By Lawrence Toppman
Twelve years ago, Christopher Warren-Green auditioned for the job of music director with the Charlotte Symphony Orchestra, guest-conducting a concert capped by a vivid rendition of Rimsky-Korsakov’s “Scheherazade.” The wheel comes round again this year, as six guest conductors get a chance to show what they can do with the CSO before Warren-Green leaves in 2022.
Georgia-born, Berlin-based Roderick Cox began that process Friday night in Knight Theater with his hands partially tied by COVID-19: He led Wagner’s “Siegfried Idyll,” Mozart’s Violin Concerto No. 5 and Brahms’ Serenade No. 2.
None of these pieces exploits the full tonal range of a classical orchestra or plumbs many emotional depths. Brahms’ Symphony No. 3 would have done both, but management replaced it with the serenade to accommodate a reduced orchestra and allow additional spacing for wind and brass players, who can’t be masked. (The concert repeats Saturday; you’ll find information here.)
Yet despite the confines of the programming, Cox conducted with intelligence, sensitivity, precision and energy. He has set the bar high for the five young guest conductors who’ll follow.
Youth ruled the evening. Neither Cox nor solo violinist Benjamin Beilman has reached 35; Brahms finished the serenade at 26; Mozart composed this last authenticated violin concerto at 19. Wagner was 57 when he wrote the idyll as a birthday present for his second wife, but he was probably feeling his oats: He’d married Cosima just a few months earlier, legitimizing their two children.
The “Siegfried Idyll” can easily seem overlong, not music to wake up to – as Wagner meant it to be for Cosima – but a lazy lullaby that floats repetitiously along. Cox gave it no chance to sag, conducting at an unhurried but steady flow and emphasizing the dramatic links to the “Ring” cycle. (Wagner was polishing the third act of the opera “Siegfried” at the time.)
Beilman, who played the Beethoven concerto here in 2017, paired smoothly with Cox in Mozart. Together, they attacked the vigorous parts with swift sureness, especially in the mock-militant “Turkish” section of the finale. When left alone in the solos, Beilman often produced a sweetly intimate tone that anticipated the sentiments of the Romantic era. His 19th-century-style cadenza underlined that forward-looking feeling; I’m guessing it came from Joseph Joachim, Brahms’ favorite violinist.
Cox finally got a chance to imbue a score with a bit of mystery in the serenade.
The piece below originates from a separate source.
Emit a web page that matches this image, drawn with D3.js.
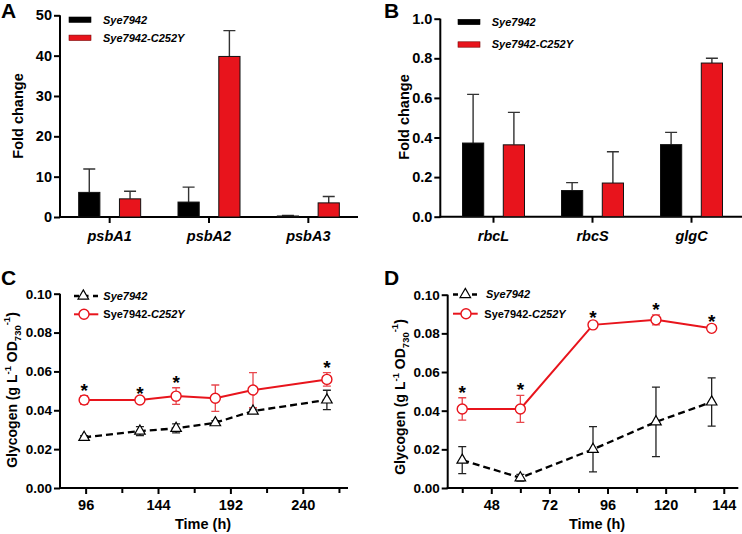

Brahms originally wrote that piece for a full orchestra, then re-scored it 16 years later for a chamber orchestra. He omitted violins in the revision, so the string lineup – eight violas, five cellos, three double-basses – creates a darker sound even in joyful moments.
Only the centerpiece of the five sections, an adagio non troppo Clara Schumann admired, can take much weight; there the musicians played with gravity tempered by a smile. They bounced genially through the other four movements, and Cox capped the piece with a bounding allegro that suggested hunters tally-hoing across spring fields. One can only guess what he could do with a broader musical palette, but I’d like to find out.